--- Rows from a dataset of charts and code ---
--- start ---

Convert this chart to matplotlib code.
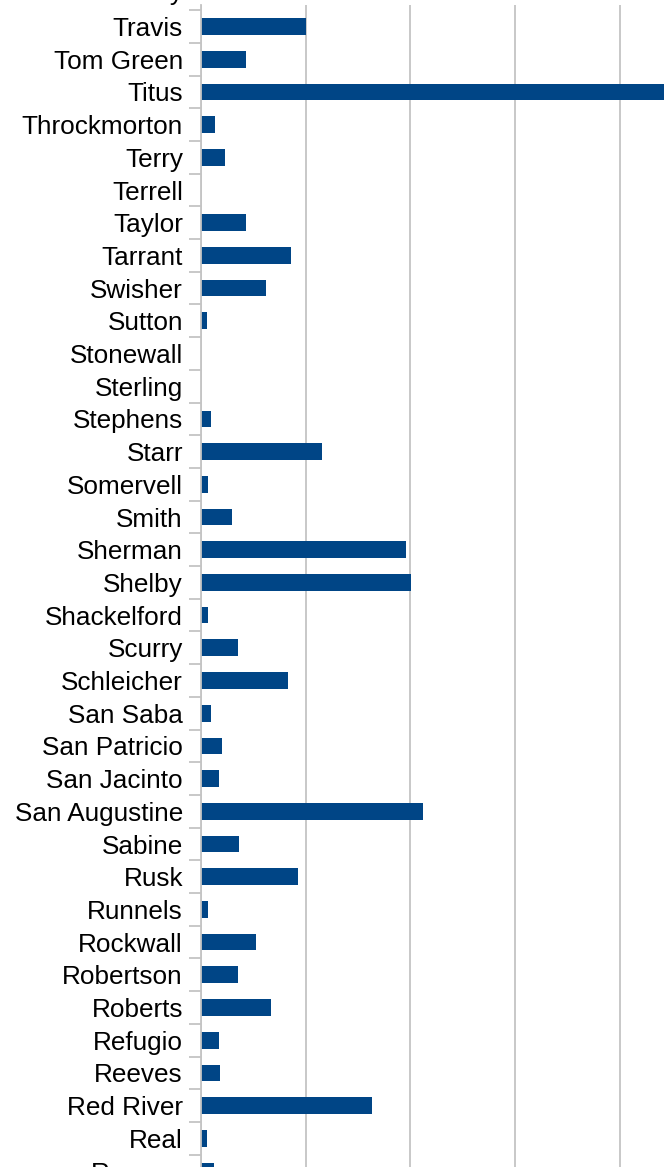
import matplotlib
matplotlib.use("Agg")
import matplotlib.pyplot as plt
from matplotlib.transforms import offset_copy

plt.rcParams['font.family'] = ['Liberation Sans', 'DejaVu Sans']

# county above the visible window, only its label tail shows
partial_top = "Trinity"

counties = ["Travis", "Tom Green", "Titus", "Throckmorton", "Terry", "Terrell",
            "Taylor", "Tarrant", "Swisher", "Sutton", "Stonewall", "Sterling",
            "Stephens", "Starr", "Somervell", "Smith", "Sherman", "Shelby",
            "Shackelford", "Scurry", "Schleicher", "San Saba", "San Patricio",
            "San Jacinto", "San Augustine", "Sabine", "Rusk", "Runnels",
            "Rockwall", "Robertson", "Roberts", "Refugio", "Reeves",
            "Red River", "Real", "Reagan"]

# values in units of one gridline step
values = [1.00, 0.43, 4.42, 0.13, 0.23, 0.0,
          0.43, 0.86, 0.62, 0.06, 0.0, 0.0,
          0.10, 1.16, 0.07, 0.30, 1.96, 2.01,
          0.07, 0.35, 0.83, 0.10, 0.20,
          0.17, 2.12, 0.36, 0.93, 0.07,
          0.53, 0.35, 0.67, 0.17, 0.18,
          1.63, 0.06, 0.12]

bar_color = '#004586'
grid_color = '#c4c4c4'
label_size = 18.85

W, H = 672, 1167
fig = plt.figure(figsize=(W / 100, H / 100), dpi=100)

step_px = 104.7
row_px = 32.7
first_px = 26.5
left_px = 201
top_px = 5
y_top = (top_px - first_px) / row_px
y_bot = 36.5
bottom_px = first_px + y_bot * row_px
x_max = 5

ax = fig.add_axes([left_px / W, 1 - bottom_px / H,
                   x_max * step_px / W, (bottom_px - top_px) / H])

ypos = list(range(len(counties)))
ax.barh(ypos, values, height=0.51, color=bar_color, zorder=3)

ax.set_xlim(0, x_max)
ax.set_ylim(y_bot, y_top)

ax.set_xticks(range(0, x_max + 1))
ax.tick_params(axis='x', length=0, labelbottom=False)
ax.grid(axis='x', color=grid_color, linewidth=1.3, zorder=0)

ax.set_yticks(ypos)
ax.set_yticklabels(counties, fontsize=label_size)
ax.set_yticks([i - 0.5 for i in range(len(counties) + 1)], minor=True)
ax.tick_params(axis='y', which='major', length=0, pad=13)
ax.tick_params(axis='y', which='minor', length=8.5, width=1.3, color=grid_color)

for s in ['top', 'right', 'bottom']:
    ax.spines[s].set_visible(False)
ax.spines['left'].set_color(grid_color)
ax.spines['left'].set_linewidth(1.3)
ax.spines['left'].set_zorder(4)

trans = offset_copy(ax.transData, fig=fig, x=-18, y=3, units='dots')
ax.text(0, -1, partial_top, transform=trans, ha='right', va='center_baseline',
        fontsize=label_size, clip_on=False)

fig.savefig('out.png', dpi=100)
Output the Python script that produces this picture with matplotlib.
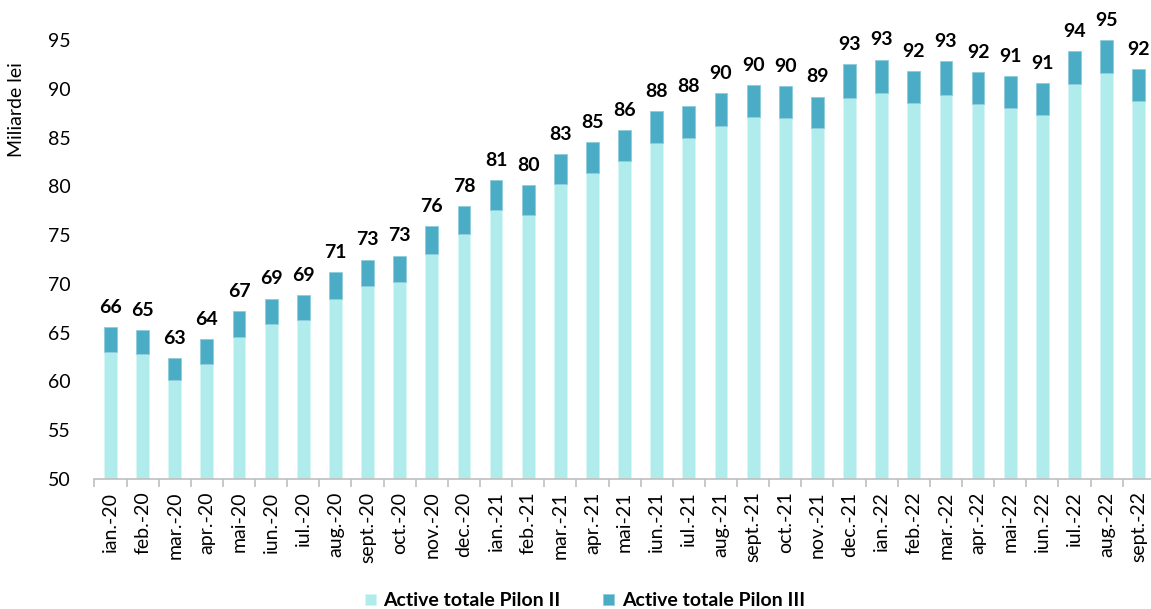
import matplotlib
matplotlib.use('Agg')
import matplotlib.pyplot as plt
import numpy as np

plt.rcParams['font.family'] = ['Lato', 'DejaVu Sans']

months = ['ian.-20', 'feb.-20', 'mar.-20', 'apr.-20', 'mai-20', 'iun.-20', 'iul.-20', 'aug.-20',
          'sept.-20', 'oct.-20', 'nov.-20', 'dec.-20', 'ian.-21', 'feb.-21', 'mar.-21', 'apr.-21',
          'mai-21', 'iun.-21', 'iul.-21', 'aug.-21', 'sept.-21', 'oct.-21', 'nov.-21', 'dec.-21',
          'ian.-22', 'feb.-22', 'mar.-22', 'apr.-22', 'mai-22', 'iun.-22', 'iul.-22', 'aug.-22',
          'sept.-22']

pilon2 = [63.0, 62.8, 60.1, 61.8, 64.6, 65.9, 66.3, 68.5, 69.8, 70.2, 73.1, 75.1, 77.6, 77.1,
          80.2, 81.4, 82.6, 84.4, 85.0, 86.2, 87.1, 87.0, 86.0, 89.1, 89.6, 88.5, 89.4, 88.4,
          88.0, 87.3, 90.5, 91.6, 88.7]
pilon3 = [2.6, 2.5, 2.3, 2.5, 2.6, 2.6, 2.6, 2.7, 2.7, 2.7, 2.8, 2.9, 3.0, 3.0, 3.1, 3.1,
          3.2, 3.3, 3.2, 3.4, 3.3, 3.3, 3.2, 3.4, 3.4, 3.3, 3.4, 3.3, 3.3, 3.3, 3.4, 3.4, 3.3]
total_labels = ['66', '65', '63', '64', '67', '69', '69', '71', '73', '73', '76', '78', '81', '80',
                '83', '85', '86', '88', '88', '90', '90', '90', '89', '93', '93', '92', '93', '92',
                '91', '91', '94', '95', '92']

c_p2 = '#B1ECEC'
c_p3 = '#4BACC6'

fig = plt.figure(figsize=(11.51, 6.09), dpi=100)
ax = fig.add_axes([94.4 / 1151, 1 - 479 / 609, (1154.8 - 94.4) / 1151, (479 - 40) / 609])

x = np.arange(len(months))
ax.bar(x, pilon2, width=0.4, bottom=0, color=c_p2, edgecolor='#D8F6F6', linewidth=0.6,
       label='Active totale Pilon II')
ax.bar(x, pilon3, width=0.4, bottom=pilon2, color=c_p3, edgecolor='#8FCCDC', linewidth=0.6,
       label='Active totale Pilon III')

totals = np.array(pilon2) + np.array(pilon3)
for xi, t, lab in zip(x, totals, total_labels):
    ax.annotate(lab, (xi, t), xytext=(0, 8), textcoords='offset points',
                ha='center', va='bottom', fontsize=14, fontweight='bold', color='black')

ax.set_ylim(50, 95)
ax.set_yticks(range(50, 96, 5))
ax.set_xlim(-0.5, len(months) - 0.5)
ax.set_xticks(x)
ax.set_xticklabels(months, rotation=90, fontsize=14)
ax.set_xticks(np.arange(-0.5, len(months), 1), minor=True)
ax.tick_params(axis='x', which='major', length=0, pad=9)
ax.tick_params(axis='x', which='minor', length=6, color='#BFBFBF', width=1.2)
ax.tick_params(axis='y', length=0, labelsize=14, pad=17)

for s in ['top', 'right', 'left']:
    ax.spines[s].set_visible(False)
ax.spines['bottom'].set_color('#BFBFBF')
ax.spines['bottom'].set_linewidth(1.2)

fig.text(17 / 1151, 1 - 110 / 609, 'Miliarde lei', rotation=90, ha='center', va='center',
         fontsize=14)

leg = fig.legend(loc='center', bbox_to_anchor=(585 / 1151, 1 - 601 / 609), ncol=2, frameon=False,
                 prop={'size': 14, 'weight': 'bold'}, handlelength=0.55, handleheight=0.55,
                 handletextpad=0.4, columnspacing=2.2)

plt.savefig('out.png', dpi=100)
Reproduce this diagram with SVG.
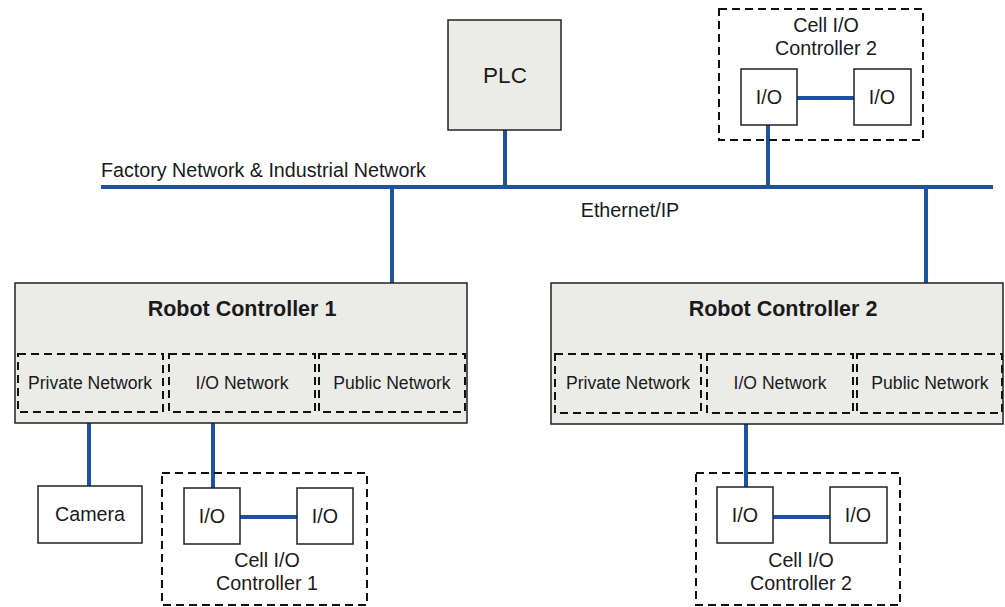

--- end ---

--- REQUIREMENT ---
Write out the whole listing again, exactly, with no pictures.

--- RESPONSE TO THIS EXERCISE ---
Convert this chart to matplotlib code.
import matplotlib
matplotlib.use("Agg")
import matplotlib.pyplot as plt
from matplotlib.transforms import offset_copy

plt.rcParams['font.family'] = ['Liberation Sans', 'DejaVu Sans']

# county above the visible window, only its label tail shows
partial_top = "Trinity"

counties = ["Travis", "Tom Green", "Titus", "Throckmorton", "Terry", "Terrell",
            "Taylor", "Tarrant", "Swisher", "Sutton", "Stonewall", "Sterling",
            "Stephens", "Starr", "Somervell", "Smith", "Sherman", "Shelby",
            "Shackelford", "Scurry", "Schleicher", "San Saba", "San Patricio",
            "San Jacinto", "San Augustine", "Sabine", "Rusk", "Runnels",
            "Rockwall", "Robertson", "Roberts", "Refugio", "Reeves",
            "Red River", "Real", "Reagan"]

# values in units of one gridline step
values = [1.00, 0.43, 4.42, 0.13, 0.23, 0.0,
          0.43, 0.86, 0.62, 0.06, 0.0, 0.0,
          0.10, 1.16, 0.07, 0.30, 1.96, 2.01,
          0.07, 0.35, 0.83, 0.10, 0.20,
          0.17, 2.12, 0.36, 0.93, 0.07,
          0.53, 0.35, 0.67, 0.17, 0.18,
          1.63, 0.06, 0.12]

bar_color = '#004586'
grid_color = '#c4c4c4'
label_size = 18.85

W, H = 672, 1167
fig = plt.figure(figsize=(W / 100, H / 100), dpi=100)

step_px = 104.7
row_px = 32.7
first_px = 26.5
left_px = 201
top_px = 5
y_top = (top_px - first_px) / row_px
y_bot = 36.5
bottom_px = first_px + y_bot * row_px
x_max = 5

ax = fig.add_axes([left_px / W, 1 - bottom_px / H,
                   x_max * step_px / W, (bottom_px - top_px) / H])

ypos = list(range(len(counties)))
ax.barh(ypos, values, height=0.51, color=bar_color, zorder=3)

ax.set_xlim(0, x_max)
ax.set_ylim(y_bot, y_top)

ax.set_xticks(range(0, x_max + 1))
ax.tick_params(axis='x', length=0, labelbottom=False)
ax.grid(axis='x', color=grid_color, linewidth=1.3, zorder=0)

ax.set_yticks(ypos)
ax.set_yticklabels(counties, fontsize=label_size)
ax.set_yticks([i - 0.5 for i in range(len(counties) + 1)], minor=True)
ax.tick_params(axis='y', which='major', length=0, pad=13)
ax.tick_params(axis='y', which='minor', length=8.5, width=1.3, color=grid_color)

for s in ['top', 'right', 'bottom']:
    ax.spines[s].set_visible(False)
ax.spines['left'].set_color(grid_color)
ax.spines['left'].set_linewidth(1.3)
ax.spines['left'].set_zorder(4)

trans = offset_copy(ax.transData, fig=fig, x=-18, y=3, units='dots')
ax.text(0, -1, partial_top, transform=trans, ha='right', va='center_baseline',
        fontsize=label_size, clip_on=False)

fig.savefig('out.png', dpi=100)
Output the Python script that produces this picture with matplotlib.
import matplotlib
matplotlib.use('Agg')
import matplotlib.pyplot as plt
import numpy as np

plt.rcParams['font.family'] = ['Lato', 'DejaVu Sans']

months = ['ian.-20', 'feb.-20', 'mar.-20', 'apr.-20', 'mai-20', 'iun.-20', 'iul.-20', 'aug.-20',
          'sept.-20', 'oct.-20', 'nov.-20', 'dec.-20', 'ian.-21', 'feb.-21', 'mar.-21', 'apr.-21',
          'mai-21', 'iun.-21', 'iul.-21', 'aug.-21', 'sept.-21', 'oct.-21', 'nov.-21', 'dec.-21',
          'ian.-22', 'feb.-22', 'mar.-22', 'apr.-22', 'mai-22', 'iun.-22', 'iul.-22', 'aug.-22',
          'sept.-22']

pilon2 = [63.0, 62.8, 60.1, 61.8, 64.6, 65.9, 66.3, 68.5, 69.8, 70.2, 73.1, 75.1, 77.6, 77.1,
          80.2, 81.4, 82.6, 84.4, 85.0, 86.2, 87.1, 87.0, 86.0, 89.1, 89.6, 88.5, 89.4, 88.4,
          88.0, 87.3, 90.5, 91.6, 88.7]
pilon3 = [2.6, 2.5, 2.3, 2.5, 2.6, 2.6, 2.6, 2.7, 2.7, 2.7, 2.8, 2.9, 3.0, 3.0, 3.1, 3.1,
          3.2, 3.3, 3.2, 3.4, 3.3, 3.3, 3.2, 3.4, 3.4, 3.3, 3.4, 3.3, 3.3, 3.3, 3.4, 3.4, 3.3]
total_labels = ['66', '65', '63', '64', '67', '69', '69', '71', '73', '73', '76', '78', '81', '80',
                '83', '85', '86', '88', '88', '90', '90', '90', '89', '93', '93', '92', '93', '92',
                '91', '91', '94', '95', '92']

c_p2 = '#B1ECEC'
c_p3 = '#4BACC6'

fig = plt.figure(figsize=(11.51, 6.09), dpi=100)
ax = fig.add_axes([94.4 / 1151, 1 - 479 / 609, (1154.8 - 94.4) / 1151, (479 - 40) / 609])

x = np.arange(len(months))
ax.bar(x, pilon2, width=0.4, bottom=0, color=c_p2, edgecolor='#D8F6F6', linewidth=0.6,
       label='Active totale Pilon II')
ax.bar(x, pilon3, width=0.4, bottom=pilon2, color=c_p3, edgecolor='#8FCCDC', linewidth=0.6,
       label='Active totale Pilon III')

totals = np.array(pilon2) + np.array(pilon3)
for xi, t, lab in zip(x, totals, total_labels):
    ax.annotate(lab, (xi, t), xytext=(0, 8), textcoords='offset points',
                ha='center', va='bottom', fontsize=14, fontweight='bold', color='black')

ax.set_ylim(50, 95)
ax.set_yticks(range(50, 96, 5))
ax.set_xlim(-0.5, len(months) - 0.5)
ax.set_xticks(x)
ax.set_xticklabels(months, rotation=90, fontsize=14)
ax.set_xticks(np.arange(-0.5, len(months), 1), minor=True)
ax.tick_params(axis='x', which='major', length=0, pad=9)
ax.tick_params(axis='x', which='minor', length=6, color='#BFBFBF', width=1.2)
ax.tick_params(axis='y', length=0, labelsize=14, pad=17)

for s in ['top', 'right', 'left']:
    ax.spines[s].set_visible(False)
ax.spines['bottom'].set_color('#BFBFBF')
ax.spines['bottom'].set_linewidth(1.2)

fig.text(17 / 1151, 1 - 110 / 609, 'Miliarde lei', rotation=90, ha='center', va='center',
         fontsize=14)

leg = fig.legend(loc='center', bbox_to_anchor=(585 / 1151, 1 - 601 / 609), ncol=2, frameon=False,
                 prop={'size': 14, 'weight': 'bold'}, handlelength=0.55, handleheight=0.55,
                 handletextpad=0.4, columnspacing=2.2)

plt.savefig('out.png', dpi=100)
Reproduce this diagram with SVG.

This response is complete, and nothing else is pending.